Brief
Faithfully return all lines, omitting every embedded picture.

Data shown
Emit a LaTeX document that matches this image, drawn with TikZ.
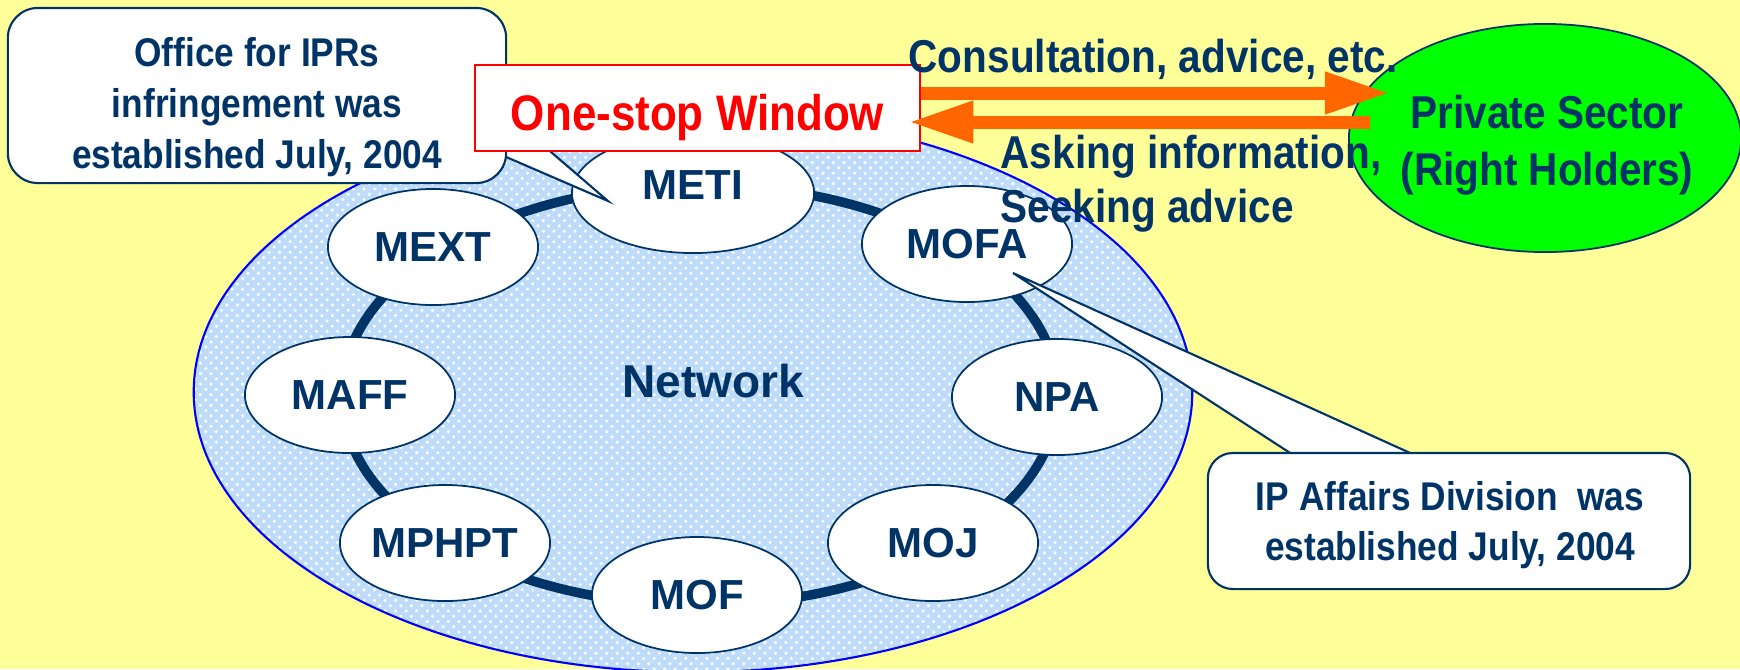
\documentclass[tikz,border=0pt]{standalone}
\usepackage{fontspec}
\setmainfont{Liberation Sans}
\newfontfamily\narrowfont[FakeStretch=0.88]{Liberation Sans}
\usetikzlibrary{shapes.geometric, arrows.meta, calc, patterns}

\definecolor{slideyellow}{RGB}{255,255,153}
\definecolor{navy}{RGB}{0,51,102}
\definecolor{netblue}{RGB}{190,220,250}
\definecolor{arrorange}{RGB}{255,102,0}
\definecolor{holdergreen}{RGB}{0,255,0}

\tikzset{
  netarea/.style={draw=blue, line width=0.6pt, pattern=crosshatch dots, pattern color=white, preaction={fill=netblue}},
  ring/.style={draw=navy, line width=0.095cm},
  agency/.style={ellipse, draw=navy, line width=0.5pt, fill=white, inner sep=0pt,
    minimum width=2.10cm, minimum height=1.16cm, text=navy, font=\bfseries\fontsize{11.95pt}{14pt}\selectfont},
  callbox/.style={draw=navy, line width=0.6pt, fill=white, rounded corners=0.3cm, inner sep=0pt},
  calltail/.style={draw=navy, line width=0.6pt, fill=white, line join=miter},
  calltext/.style={text=navy, align=center, inner sep=0pt, font=\narrowfont\bfseries\fontsize{11.4pt}{14.4pt}\selectfont},
  windowbox/.style={draw=red, line width=0.7pt, fill=white, inner sep=0pt, minimum width=4.45cm, minimum height=0.86cm,
    text=red, text height=0.45cm, text depth=0pt, font=\narrowfont\bfseries\fontsize{14.2pt}{17pt}\selectfont},
  holder/.style={ellipse, draw=navy, line width=0.5pt, fill=holdergreen, inner sep=0pt, minimum width=3.92cm, minimum height=2.28cm},
  flowtext/.style={text=navy, inner sep=0pt, font=\narrowfont\bfseries\fontsize{13.1pt}{15.4pt}\selectfont},
  fatarrow/.style={draw=arrorange, line width=0.13cm, -{Triangle[length=0.65cm, width=0.39cm]}}
}

\begin{document}
\begin{tikzpicture}[x=0.01cm, y=-0.01cm]
  % Background
  \fill[slideyellow] (0,0) rectangle (1740,669);
  \useasboundingbox (0,0) rectangle (1740,669);

  % Network area and ring
  \draw[netarea] (693,392) ellipse [x radius=4.99cm, y radius=2.80cm];
  \draw[ring] (700,395) ellipse [x radius=3.58cm, y radius=2.10cm];
  \node[text=navy, inner sep=0pt, font=\bfseries\fontsize{13.1pt}{15pt}\selectfont] (nettext) at (713,381) {Network};

  % Agencies
  \node[agency, minimum width=2.42cm, minimum height=1.20cm, text height=0.12cm, text depth=0pt] (METI) at (693,193) {METI};
  \foreach \nm/\px/\py in {MEXT/433/247, MOFA/967/244, MAFF/350/395, NPA/1057/397, MPHPT/445/543, MOJ/933/543, MOF/697/595}
    \node[agency] (\nm) at (\px,\py) {\nm};

  % Callouts
  \coordinate (metitip) at ($(METI.center)+(-85,8)$);
  \draw[calltail] (490,150) -- (metitip) -- (537,140) -- cycle;
  \node[callbox, minimum width=4.98cm, minimum height=1.75cm] (iprbox) at (257,95.5) {};
  \node[calltext] (iprtext) at (257,107) {Office for IPRs\\infringement was\\established July, 2004};

  \coordinate (mofatip) at ($(MOFA.center)+(46,29)$);
  \draw[calltail] (1304,462) -- (mofatip) -- (1430,462) -- cycle;
  \node[callbox, rounded corners=0.25cm, minimum width=4.82cm, minimum height=1.36cm] (ipabox) at (1449,521) {};
  \node[calltext] (ipatext) at (1450,525) {IP Affairs Division~~was\\established July, 2004};

  % One-stop window and private sector
  \node[windowbox] (window) at (697.5,108) {One-stop Window};
  \node[holder] (private) at (1545,138) {};
  \node[flowtext, align=center, font=\narrowfont\bfseries\fontsize{13.1pt}{16.2pt}\selectfont] (privtext) at (1547,145) {Private Sector\\(Right Holders)};

  % Arrows
  \coordinate (advtip) at (1390,93);
  \coordinate (askstart) at (1370,122);
  \draw[fatarrow] ($(window.east)+(0,-15)$) -- (advtip);
  \draw[fatarrow] (askstart) -- ($(window.east)+(-13,14)$);
  \node[flowtext, anchor=base west] (advtext) at (908,72) {Consultation, advice, etc.};
  \node[flowtext, anchor=north west, align=left] (asktext) at (1000,134) {Asking information,\\Seeking advice};
\end{tikzpicture}
\end{document}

Answer to the exercise
Emit a LaTeX document that matches this image, drawn with TikZ.
\documentclass[tikz,border=0pt]{standalone}
\usepackage{fontspec}
\setmainfont{Liberation Sans}
\newfontfamily\narrowfont[FakeStretch=0.88]{Liberation Sans}
\usetikzlibrary{shapes.geometric, arrows.meta, calc, patterns}

\definecolor{slideyellow}{RGB}{255,255,153}
\definecolor{navy}{RGB}{0,51,102}
\definecolor{netblue}{RGB}{190,220,250}
\definecolor{arrorange}{RGB}{255,102,0}
\definecolor{holdergreen}{RGB}{0,255,0}

\tikzset{
  netarea/.style={draw=blue, line width=0.6pt, pattern=crosshatch dots, pattern color=white, preaction={fill=netblue}},
  ring/.style={draw=navy, line width=0.095cm},
  agency/.style={ellipse, draw=navy, line width=0.5pt, fill=white, inner sep=0pt,
    minimum width=2.10cm, minimum height=1.16cm, text=navy, font=\bfseries\fontsize{11.95pt}{14pt}\selectfont},
  callbox/.style={draw=navy, line width=0.6pt, fill=white, rounded corners=0.3cm, inner sep=0pt},
  calltail/.style={draw=navy, line width=0.6pt, fill=white, line join=miter},
  calltext/.style={text=navy, align=center, inner sep=0pt, font=\narrowfont\bfseries\fontsize{11.4pt}{14.4pt}\selectfont},
  windowbox/.style={draw=red, line width=0.7pt, fill=white, inner sep=0pt, minimum width=4.45cm, minimum height=0.86cm,
    text=red, text height=0.45cm, text depth=0pt, font=\narrowfont\bfseries\fontsize{14.2pt}{17pt}\selectfont},
  holder/.style={ellipse, draw=navy, line width=0.5pt, fill=holdergreen, inner sep=0pt, minimum width=3.92cm, minimum height=2.28cm},
  flowtext/.style={text=navy, inner sep=0pt, font=\narrowfont\bfseries\fontsize{13.1pt}{15.4pt}\selectfont},
  fatarrow/.style={draw=arrorange, line width=0.13cm, -{Triangle[length=0.65cm, width=0.39cm]}}
}

\begin{document}
\begin{tikzpicture}[x=0.01cm, y=-0.01cm]
  % Background
  \fill[slideyellow] (0,0) rectangle (1740,669);
  \useasboundingbox (0,0) rectangle (1740,669);

  % Network area and ring
  \draw[netarea] (693,392) ellipse [x radius=4.99cm, y radius=2.80cm];
  \draw[ring] (700,395) ellipse [x radius=3.58cm, y radius=2.10cm];
  \node[text=navy, inner sep=0pt, font=\bfseries\fontsize{13.1pt}{15pt}\selectfont] (nettext) at (713,381) {Network};

  % Agencies
  \node[agency, minimum width=2.42cm, minimum height=1.20cm, text height=0.12cm, text depth=0pt] (METI) at (693,193) {METI};
  \foreach \nm/\px/\py in {MEXT/433/247, MOFA/967/244, MAFF/350/395, NPA/1057/397, MPHPT/445/543, MOJ/933/543, MOF/697/595}
    \node[agency] (\nm) at (\px,\py) {\nm};

  % Callouts
  \coordinate (metitip) at ($(METI.center)+(-85,8)$);
  \draw[calltail] (490,150) -- (metitip) -- (537,140) -- cycle;
  \node[callbox, minimum width=4.98cm, minimum height=1.75cm] (iprbox) at (257,95.5) {};
  \node[calltext] (iprtext) at (257,107) {Office for IPRs\\infringement was\\established July, 2004};

  \coordinate (mofatip) at ($(MOFA.center)+(46,29)$);
  \draw[calltail] (1304,462) -- (mofatip) -- (1430,462) -- cycle;
  \node[callbox, rounded corners=0.25cm, minimum width=4.82cm, minimum height=1.36cm] (ipabox) at (1449,521) {};
  \node[calltext] (ipatext) at (1450,525) {IP Affairs Division~~was\\established July, 2004};

  % One-stop window and private sector
  \node[windowbox] (window) at (697.5,108) {One-stop Window};
  \node[holder] (private) at (1545,138) {};
  \node[flowtext, align=center, font=\narrowfont\bfseries\fontsize{13.1pt}{16.2pt}\selectfont] (privtext) at (1547,145) {Private Sector\\(Right Holders)};

  % Arrows
  \coordinate (advtip) at (1390,93);
  \coordinate (askstart) at (1370,122);
  \draw[fatarrow] ($(window.east)+(0,-15)$) -- (advtip);
  \draw[fatarrow] (askstart) -- ($(window.east)+(-13,14)$);
  \node[flowtext, anchor=base west] (advtext) at (908,72) {Consultation, advice, etc.};
  \node[flowtext, anchor=north west, align=left] (asktext) at (1000,134) {Asking information,\\Seeking advice};
\end{tikzpicture}
\end{document}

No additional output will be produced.